En la búsqueda de la gobernabilidad, en los últimos 16 años, la Concertación ha despejado las dudas entregándose a uno de los ejercicios caros a la “izquierda oficial”, y con lo cual pretende invalidar históricamente la experiencia de Allende; a saber, la necesidad de un origen mayoritario para realizar las grandes transformaciones sociales que requiere la sociedad chilena.
Ahora bien, ninguna transformación social revolucionaria ha tenido un origen históricamente mayoritario. Pues la mayoría y la voluntad de actuar se conquista desde el poder; constituye un ejercicio democrático diario de participación, de respeto, de protección, donde el Soberano, esto es, el pueblo, entrega su confianza según resultados. Si el mandatario no está a la altura depositada en él, el mandante revoca al mandatario.

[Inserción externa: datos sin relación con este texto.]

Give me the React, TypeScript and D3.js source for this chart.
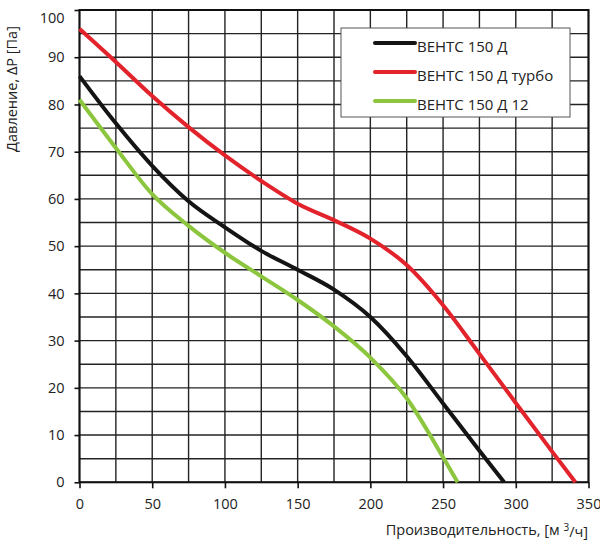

He allí, la esencia de la práctica democrática y el por qué de las objetivas dudas que hoy se yerguen ante un ejercicio de poder contundentemente deficitario y por ello mismo basado en compromisos, o más exactamente, complicidades con los personeros de la antigua administración pinochetista.
Por ello, está la certitud, como siempre existió en el caso Pinochet, que jamás sería condenado en los tribunales de la República, que el capítulo de la corrupción será blanqueado; el sistema binominal olvidado, así como la elección directa de intendentes y consejeros regionales en 2008 y la derogación de la Ley de Amnistía, etc.
Al blindar el prestigio de la presidencia, frente a contingencias para las cuales no existe respuesta, o como se ha dicho últimamente, “exponer lo menos posible al Estado”, se llega a un status quo, o parálisis del sistema, lo que plantea la legítima duda de la ciudadanía de saber quien exactamente gobierna en Chile, quienes asumen sus responsabilidades y adonde finalmente nos puede conducir este estado permanente de indefiniciones.